In order to start using someone else’s code, you have to know how it works. All of the big, popular libraries and frameworks have dedicated API documentation, getting started, and example pages. But many projects are severely lacking good documentation. A single Readme file often isn’t enough for all but the most simple project. Sometimes projects’ tests are comprehensive and illustrative, but tests shouldn’t have to serve as documentation.

Investigative costs

So if there isn’t comprehensive documentation, you’re inevitably reading through the source code. But even if a project does have good documentation, you should be reading through the source code anyway. If you don’t know and trust the author, in order to integrate someone else’s code with your own, you need to verify the quality of the code.

  • Security Are there any blatant bad practices that would open your software up to security exploits? If it’s a large and popular project then this, presumably, isn’t a huge concern, since the hope is that a lot of people contributing to and using the project will catch any obvious security holes.
  • Too many dependencies This tends to be a concern with browser-based JavaScript projects: if too many other dependencies (jQuery, Underscore, etc.) are required that you aren’t already using and don’t plan to use, then including them just to make use of the feature you want is a poor choice, performance-wise. If a browser-based JavaScript framework does too much—provides too many features that you don’t have a need for—then that’s also another performance problem, since you’re including potentially thousands of uneeded kilobytes of code to every webpage.
  • Performance There are many different ways to solve a problem. And many different ways to solve a problem poorly. Even a quick glance through another project’s code can give you an indication as to whether performance was even a consideration to the original author.
  • Other red flags If the project has poor test coverage or the code isn’t very well-written (poorly-named variables, commented-out code, etc.), well-structured (overly procedural), or inconsiderate of others (modifying global prototypes in JavaScript, for instance) then either another project or a roll-your-own solution is in order.

Keeping up to date

Once you do decide to pull in a third-party’s code, your work isn’t done. In order to take advantage of new features or bug fixes, you must regularly check for updates. Once you pull in newly updated code you must retest where your own application integrates with it. If the third-party package made major changes, then your application may be broken and may require refactoring in order to accommodate those major changes.

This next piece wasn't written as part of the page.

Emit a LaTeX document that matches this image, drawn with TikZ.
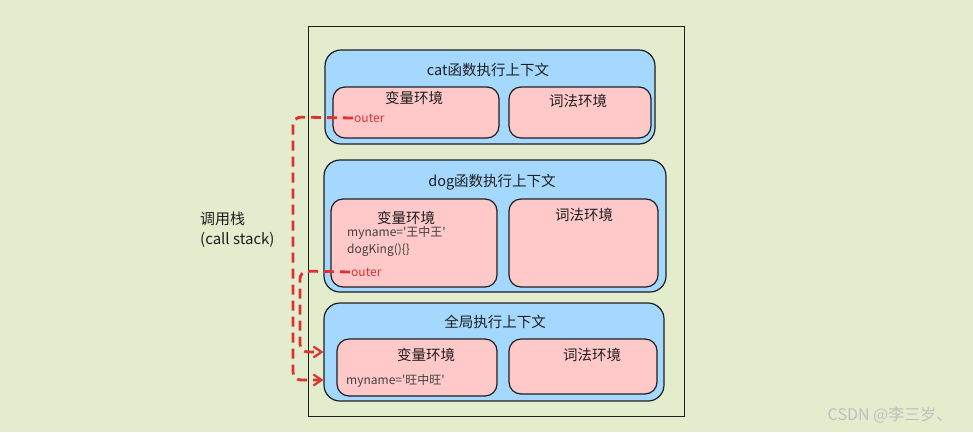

Once you begin using others’ projects, you have to know when new updates are available. You can subscribe to contributors’ blogs or create for yourself regular, recurring tasks to manually check for updates, read the changelog, pull the code in, and re-test your application.

Finding and fixing bugs

If you find a bug in a project’s code, you have several options.

  1. You can work around the bug in your own code. This is a short-sided solution. When you decide to update the external project and the bug has been fixed, then at worst your program may break, and and best, your workaround code is now unnecessary.
  2. You can submit an “Issue.” But first you have to see if the issue’s already been filed by someone else. Once the issue’s been filed, depending on the severity of the bug and the popularity of the project, it may take awhile for someone else to triage and fix and problem.
  3. You can investigate the bug, create a test case for it, fix it, and submit a pull request for the change. This is the type of behavior projects try to encourage. But for large, complex projects, it could take days to familiarize yourself with the codebase to feel comfortable enough to find and fix the problem and be sure the code change didn’t break something else. Some organizations also require contributors to sign Individual Contributor License Agreements before their pull requests can be accepted; this is another hurdle.

Time

It takes time to find, investigate, integrate, and stay up-to-date with third-party source code. In the time it takes to perform all of these tasks, you might’ve been able to just write your own solution. And depending on the problem you’re trying to solve, that’s often true. The time you’re attempting to save by not re-implementing a solution that someone else has already solved can get frittered away by the non-programming tasks involved with consuming that solution.

In a corporate environment, rather than waiting for approval to use licensed free software, you can build your own. Rather than trying to integrate with another API, you can write your own API. Rather than having to worry about additional dependencies that a project brings with it, you can determine what dependencies are appropriate.

As you write your own solution, you can decide whether to open source it. Then as a project owner, you have an entirely new set of challenges than that of a open source project’s consumer.


All of this may make it sound like I’m overly down on open source projects. I’m not. Some portion of virtually everything a modern software developer builds comes from the open source contributions of others. But knowing the challenges involved with integrating others’ code into your own product can help inform your decision regarding whether to use someone else’s solution or to just write your own.

There’s some problems I’m content to let others solve for me (and hope to never have to deal with) and there’s other problems where I know I can do better than the solutions that are available. Sometimes I know that I’m solving a problem that’s already been addressed, but for the reasons mentioned here I’ve chosen to just roll-my-own solution.